The planned talks seemed likely to dampen speculation that the United States, the main backer of the Venezuelan opposition, might be considering military action as a way to end the crisis in the near term. U.S. officials have previously said they are focusing on diplomatic and economic measures to force out Maduro, though opposition leader Juan Guaidó said his Washington envoy will meet with the head of the U.S. Southern Command on Monday.
The two sides are currently far apart on many issues. The opposition has insisted that Maduro was illegitimately elected last year and that he must step aside to make way for elections. Maduro, in turn, accuses the opposition of being U.S. stooges intent on illegally seizing power.
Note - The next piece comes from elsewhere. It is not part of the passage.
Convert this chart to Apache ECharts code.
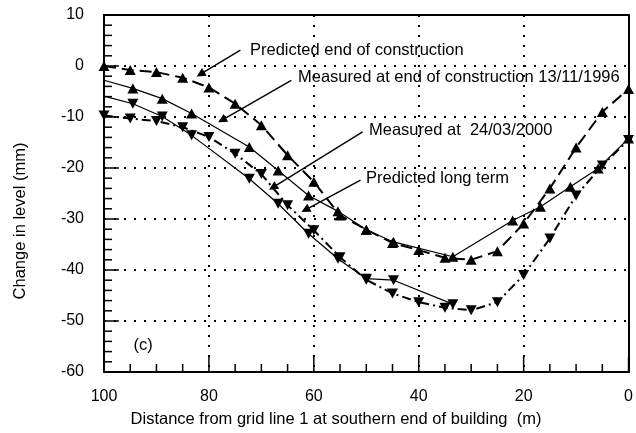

The Norway dialogue comes as a mostly European group of nations prepares to send a high-level delegation to Venezuela to propose solutions to the country's protracted crisis. The International Contact Group consists of eight European countries, the European Union and four Latin American countries.
The group formed after Guaidó, the head of the National Assembly, declared himself Venezuela's interim president early this year in a direct challenge to the rule of Maduro, who says his government champions the socialist principles of his predecessor, Hugo Chávez.
The opposition, which is backed by the United States and about 50 other nations, says Venezuela's dire economic state is the result of years of corruption and mismanagement. Maduro blames the country's problems on U.S. sanctions that were imposed more recently.
Also Wednesday, the United States suspended all commercial passenger and cargo flights between the U.S. and Venezuela, saying the political unrest and tensions there pose a risk to flights.
The announcement by the Department of Homeland Security affected a dwindling number of flights between the two countries, since U.S. airlines no longer fly to Venezuela. The measure reflected the increasingly sour relationship between the Venezuelan government and the U.S.
Conditions in Venezuela "threaten the safety and security of passengers, aircraft, and crew," the department said. It said the flight suspension will continue indefinitely, though the decision will be reviewed if the situation in Venezuela changes.
Maduro criticized the suspension of flights, saying the measure was an attack on freedom of movement.
American Airlines stopped its flights in mid-March after union leaders told pilots not to go there due to safety concerns. Some other international airlines quit flying to Venezuela years ago because of the country's deteriorating economy.
Some Venezuelan airlines had been operating commercial flights to and from Miami, though those were already affected by the upheaval in the South American country, including after a failed call for a military uprising by the opposition on April 30.